The National Communications System sustains telecom critical to emergency response
When the World Trade Center towers, some of the surrounding buildings and a section of the Pentagon collapsed, a lot of telecommunications capability critical to emergency response was lost. Enter the National Communications System, the heartbeat of America's rapid response network in times of crisis.
NCS staff members are working feverishly to monitor networks, find ways to reroute communications and facilitate cooperation between rival network carriers so that rescue attempts, humanitarian efforts, and military command and control efforts run as smoothly as possible.
They are leading efforts to restore damaged networks in New York, maintain communications with the White House, the Pentagon, the Federal Emergency Management Agency, other government agencies and the telecommunications companies.

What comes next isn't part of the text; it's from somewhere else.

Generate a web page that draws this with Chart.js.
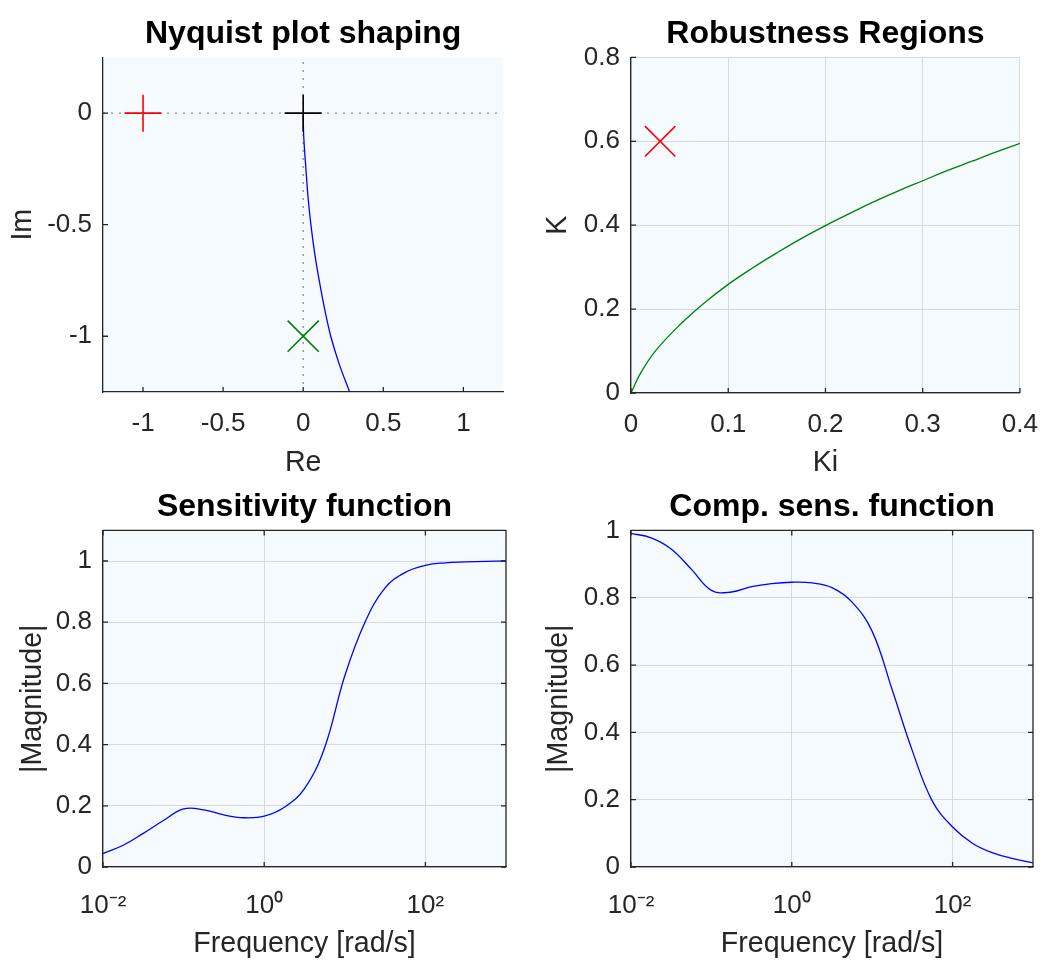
<!DOCTYPE html>
<html>
<head>
<meta charset="utf-8">
<title>Loop shaping</title>
<script src="https://cdn.jsdelivr.net/npm/chart.js@4.4.1/dist/chart.umd.min.js"></script>
<style>
  html, body { margin: 0; padding: 0; background: #fff; overflow: hidden; }
  .cell { position: absolute; }
  canvas { display: block; }
</style>
</head>
<body>
<div class="cell" style="left:0;top:0"><canvas id="nyq" width="527" height="480"></canvas></div>
<div class="cell" style="left:527px;top:0"><canvas id="rob" width="527" height="480"></canvas></div>
<div class="cell" style="left:0;top:480px"><canvas id="sens" width="527" height="481"></canvas></div>
<div class="cell" style="left:527px;top:480px"><canvas id="comp" width="527" height="481"></canvas></div>
<script>
// --- data ---
// Nyquist curve (real / imaginary part)
const nyqRe = [0, 0.003, 0.017, 0.03, 0.048, 0.071, 0.1, 0.133, 0.172, 0.225, 0.29];
const nyqIm = [0, -0.1, -0.25, -0.375, -0.5, -0.625, -0.75, -0.875, -1.0, -1.125, -1.25];
const critPoint = [-1, 0];      // red +
const originPoint = [0, 0];     // black +
const targetPoint = [0, -1];    // green x
const nyqXRange = [-1.25, 1.25];
const nyqYRange = [-1.25, 0.25];
const nyqXTicks = [-1, -0.5, 0, 0.5, 1];
const nyqYTicks = [-1, -0.5, 0];

// Robustness region boundary
const kiVals = [0, 0.01, 0.025, 0.05, 0.075, 0.1, 0.125, 0.15, 0.175, 0.2, 0.225, 0.25, 0.275, 0.3, 0.325, 0.35, 0.375, 0.4];
const kVals = [0, 0.048, 0.1, 0.162, 0.214, 0.259, 0.298, 0.334, 0.368, 0.399, 0.428, 0.456, 0.482, 0.506, 0.53, 0.552, 0.574, 0.595];
const designPoint = [0.03, 0.6]; // red x
const robXTicks = [0, 0.1, 0.2, 0.3, 0.4];
const robYTicks = [0, 0.2, 0.4, 0.6, 0.8];

// Frequency grid (rad/s), quarter decades
const freq = [0.01, 0.0178, 0.0316, 0.0562, 0.1, 0.178, 0.316, 0.562, 1, 1.78, 3.16, 5.62, 10, 17.8, 31.6, 56.2, 100, 178, 316, 562, 1000];
// Sensitivity function
const sensMag = [0.044, 0.071, 0.11, 0.152, 0.19, 0.187, 0.17, 0.161, 0.166, 0.195, 0.256, 0.39, 0.625, 0.8, 0.912, 0.963, 0.986, 0.994, 0.997, 0.999, 1.0];
// Complementary sensitivity function
const compMag = [0.991, 0.978, 0.945, 0.885, 0.822, 0.817, 0.833, 0.842, 0.846, 0.844, 0.83, 0.787, 0.7, 0.525, 0.345, 0.195, 0.119, 0.07, 0.042, 0.025, 0.012];
const freqTicks = [0.01, 1, 100];
const freqTickLabels = ['10\u207B\u00B2', '10\u2070', '10\u00B2'];
const magTicks = [0, 0.2, 0.4, 0.6, 0.8, 1];

// --- styles ---
const FONT = "'Liberation Sans', Arial, Helvetica, sans-serif";
const axisColor = '#262626';
const gridColor = 'rgb(214,218,222)';
const tickFont = { family: FONT, size: 26 };
const labelFont = { family: FONT, size: 28.6 };
const titleFont = { family: FONT, size: 32, weight: 'bold' };

// background, inward tick marks and optional box
const frame = {
  id: 'frame',
  defaults: { bg: 'rgb(245,250,254)', box: false },
  beforeDraw(chart, args, opts) {
    const { ctx, chartArea: a } = chart;
    ctx.save();
    ctx.fillStyle = opts.bg;
    ctx.fillRect(a.left, a.top, a.right - a.left, a.bottom - a.top);
    ctx.restore();
  },
  afterDraw(chart, args, opts) {
    const { ctx, chartArea: a, scales: { x, y } } = chart;
    const L = 5;
    ctx.save();
    ctx.strokeStyle = axisColor;
    ctx.lineWidth = 1.3;
    ctx.beginPath();
    x.ticks.forEach(t => {
      const px = x.getPixelForValue(t.value);
      ctx.moveTo(px, a.bottom); ctx.lineTo(px, a.bottom - L);
      if (opts.box) { ctx.moveTo(px, a.top); ctx.lineTo(px, a.top + L); }
    });
    y.ticks.forEach(t => {
      const py = y.getPixelForValue(t.value);
      ctx.moveTo(a.left, py); ctx.lineTo(a.left + L, py);
      if (opts.box) { ctx.moveTo(a.right, py); ctx.lineTo(a.right - L, py); }
    });
    if (opts.box) {
      ctx.moveTo(a.left, a.top); ctx.lineTo(a.right, a.top); ctx.lineTo(a.right, a.bottom);
    }
    ctx.stroke();
    ctx.restore();
  }
};
Chart.register(frame);

function xy(xs, ys) { return xs.map((v, i) => ({ x: v, y: ys[i] })); }

function axis(o) {
  return {
    type: o.type || 'linear',
    min: o.min, max: o.max,
    afterBuildTicks: s => { s.ticks = o.ticks.map(v => ({ value: v })); },
    afterFit: s => { if (o.height) s.height = o.height; if (o.width) s.width = o.width; },
    grid: { display: !!o.grid, color: gridColor, lineWidth: 1, drawTicks: false },
    border: { display: true, color: axisColor, width: 1.3 },
    ticks: {
      color: axisColor, font: tickFont, padding: o.pad, maxRotation: 0, autoSkip: false,
      callback: o.labels ? (v, i) => o.labels[i] : v => String(v)
    },
    title: { display: true, text: o.title, color: axisColor, font: labelFont, padding: o.titlePad }
  };
}

function makeChart(id, o) {
  return new Chart(document.getElementById(id), {
    type: 'scatter',
    data: { datasets: o.datasets },
    options: {
      responsive: false,
      animation: false,
      devicePixelRatio: 1,
      events: [],
      layout: { padding: { top: 0, left: 0, bottom: 0, right: 21 } },
      plugins: {
        legend: { display: false },
        tooltip: { enabled: false },
        title: { display: true, fullSize: false, text: o.title, color: '#000', font: titleFont, padding: o.titlePad },
        frame: { box: !!o.box }
      },
      scales: { x: o.x, y: o.y }
    }
  });
}

function curve(data, color) {
  return { data, showLine: true, borderColor: color, borderWidth: 1.3, pointRadius: 0, tension: 0.4 };
}
function marker(p, style, r, color) {
  return { data: [{ x: p[0], y: p[1] }], showLine: false, pointStyle: style, pointRadius: r,
    pointBorderColor: color, pointBackgroundColor: color, pointBorderWidth: 1.6 };
}
function dotted(data) {
  return { data, showLine: true, borderColor: '#8a8a8a', borderWidth: 1.3, borderDash: [2, 6], pointRadius: 0 };
}

makeChart('nyq', {
  title: 'Nyquist plot shaping',
  titlePad: { top: 15, bottom: 4 },
  datasets: [
    marker(originPoint, 'cross', 18.5, '#000000'),
    marker(critPoint, 'cross', 18.5, '#FF0000'),
    marker(targetPoint, 'crossRot', 22, '#008000'),
    curve(xy(nyqRe, nyqIm), '#0000FF'),
    dotted([{ x: 0, y: nyqYRange[0] }, { x: 0, y: nyqYRange[1] }]),
    dotted([{ x: nyqXRange[0], y: 0 }, { x: nyqXRange[1], y: 0 }])
  ],
  x: axis({ min: nyqXRange[0], max: nyqXRange[1], ticks: nyqXTicks, height: 88, pad: 16, title: 'Re', titlePad: { top: 0, bottom: 0 } }),
  y: axis({ min: nyqYRange[0], max: nyqYRange[1], ticks: nyqYTicks, width: 103, pad: 11, title: 'Im', titlePad: { top: 6, bottom: 0 } })
});

makeChart('rob', {
  title: 'Robustness Regions',
  titlePad: { top: 15, bottom: 4 },
  datasets: [
    marker(designPoint, 'crossRot', 21.5, '#FF0000'),
    curve(xy(kiVals, kVals), '#008000')
  ],
  x: axis({ min: 0, max: 0.4, ticks: robXTicks, grid: true, height: 87, pad: 16, title: 'Ki', titlePad: { top: 0, bottom: 0 } }),
  y: axis({ min: 0, max: 0.8, ticks: robYTicks, grid: true, width: 104, pad: 11, title: 'K', titlePad: { top: 14, bottom: 0 } })
});

makeChart('sens', {
  title: 'Sensitivity function',
  titlePad: { top: 8, bottom: 4 },
  box: true,
  datasets: [curve(xy(freq, sensMag), '#0000FF')],
  x: axis({ type: 'logarithmic', min: 0.01, max: 1000, ticks: freqTicks, labels: freqTickLabels, grid: true, height: 94, pad: 23, title: 'Frequency [rad/s]', titlePad: { top: 0, bottom: 0 } }),
  y: axis({ min: 0, max: 1.1, ticks: magTicks, grid: true, width: 103, pad: 11, title: '|Magnitude|', titlePad: { top: 16, bottom: 0 } })
});

makeChart('comp', {
  title: 'Comp. sens. function',
  titlePad: { top: 8, bottom: 4 },
  box: true,
  datasets: [curve(xy(freq, compMag), '#0000FF')],
  x: axis({ type: 'logarithmic', min: 0.01, max: 1000, ticks: freqTicks, labels: freqTickLabels, grid: true, height: 94, pad: 23, title: 'Frequency [rad/s]', titlePad: { top: 0, bottom: 0 } }),
  y: axis({ min: 0, max: 1, ticks: magTicks, grid: true, width: 104, pad: 11, title: '|Magnitude|', titlePad: { top: 15, bottom: 0 } })
});
</script>
</body>
</html>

"We have one major [telecom] carrier who had a major switch, and the backup power was running low on diesel," said Brenton Greene, NCS deputy manager. "So it's from here that [NCS staff members] have been calling in and coordinating with the New York City leadership and the state police to help get a fuel truck into an area they're not letting anyone get into. This is fuel that's designated to go to this key site that will keep these switches up to maintain connectivity."
NCS draws on the resources of 22 federal departments and agencies to coordinate emergency telecom efforts following natural disasters, such as tornadoes, hurricanes and floods. It also supports critical wartime efforts such as Desert Storm and plays a role in worldwide humanitarian aid efforts.
President Kennedy created NCS in 1962 following the Cuban missile crisis.
The secretary of Defense is the NCS executive agent, and Greene runs its day-to-day operations. Through cooperation with the other agencies and industry partners—including Verizon Communications, AT&T and Sprint -- NCS is coordinating efforts to maintain communications for emergency efforts.
In the immediate aftermath of the terrorist attacks, Greene and NCS staff used the telephone, e-mail and whatever other means would work to remind key governmental officials and telecom partners to use their priority calling cards designed, which were designed for use be used in emergencies. Emergency operations might otherwise be hampered by jammed communications lines.
The organization's National Coordinating Center, housed within the lower levels of the Defense Information Systems Agency headquarters in Arlington, Va., is the hub of NSC's activity. Although not normally staffed, during the crisis it has been operated by up to 12 people, some of them from industry partners that offered help.
The center includes an alerting and coordination network composed of switches linked to network operating centers in the private sector and government. It also has a high-frequency system linked to 1,100 stations worldwide, including nearly 70 federal, state and local agencies.